JT – Quais as sua perspectivas quanto as suas descobertas?
JM – Essa volta ao Rio me enriqueceu muito. Consegui finalmente entender melhor o que Leonardo disse sobre o serpenteamento e qual e relação com o cinza sempiterno. Entendi também a estrutura cromática de Rembrandt. E já tenho 78 anos. Que isso sirva de exemplo para os jovens artistas que estão começando. É longa a caminhada que uma artista tem que percorrer. Tem-se que ter esperanças, paciência e capacidade de superação.
JT – Você é um artista muito bem considerado entre seus pares. Como vc vê esse reconhecimento?
JM – Creio que esse reconhecimento decorre do fato de que muitas pessoas percebem que o mundo está mudando e que é necessário uma nova mentalidade, novos valores, etc. Desde o princípio segui minha intuição que ainda cresce com o conhecimento que venho adquirindo. Alguns amigos artistas me dizem que eu não criei, eu fundei. Cito aqui um pensamento de Braque: “Cézanne não construiu, ele fundou. A construção pressupõe um preenchimento.” Me pergunto então: o que deve ser fundar em um pais afunilado em uma zona distante dos centros hegemônicos? Claro, trabalhamos para sermos reconhecidos. Melhor ainda se esse reconhecimento vem de seus pares.

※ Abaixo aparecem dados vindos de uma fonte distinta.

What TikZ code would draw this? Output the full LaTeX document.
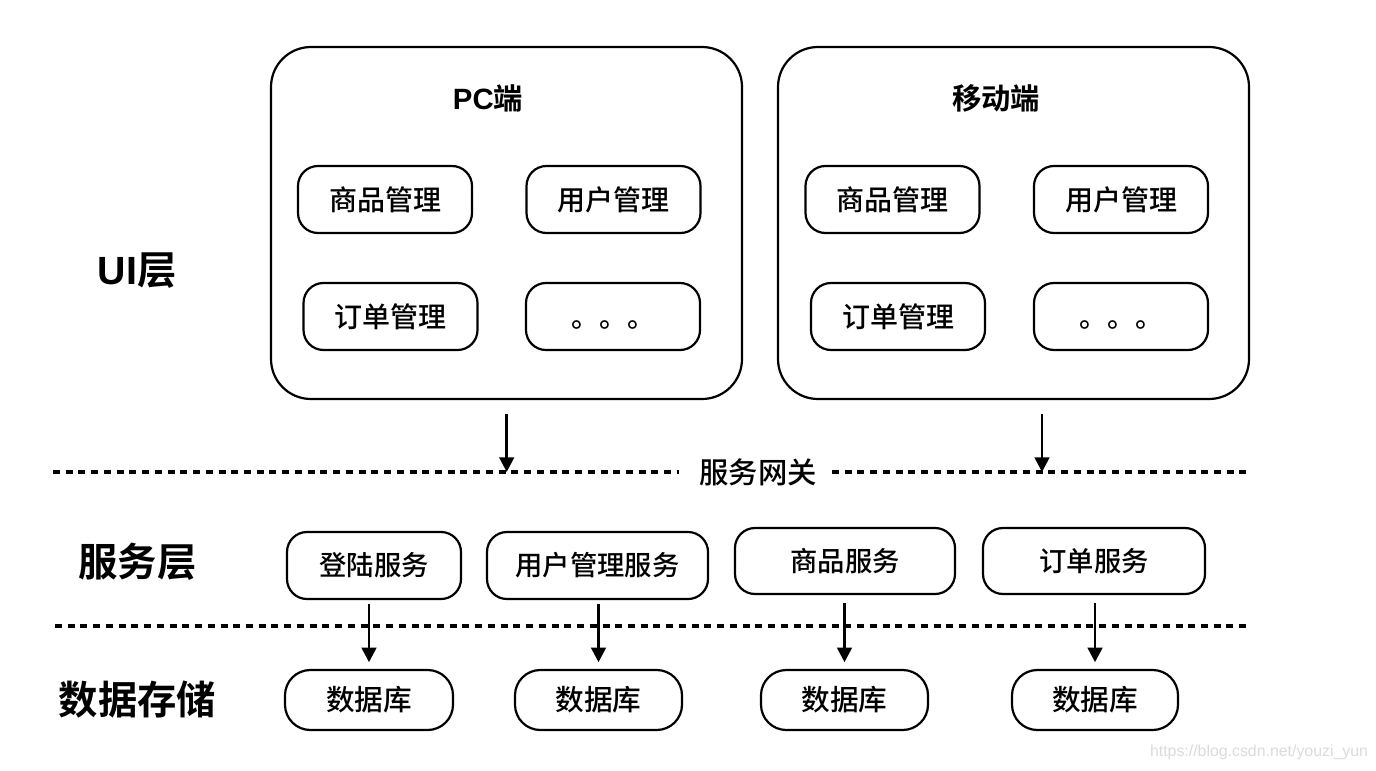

JT – Você lançou seu terceiro livro, e como você mesmo diz, estão ainda inconcluso como os outros. Pretende continuar escrevendo?
JM – Escrevo para pintar, afinal arte é coisa mental. Continuarei pintando e, portanto, escrevendo também. É bem possível que um quarto livro apareça. É um compromisso que tenho com a pintura, minha cidade, o Rio de Janeiro e com o Brasil.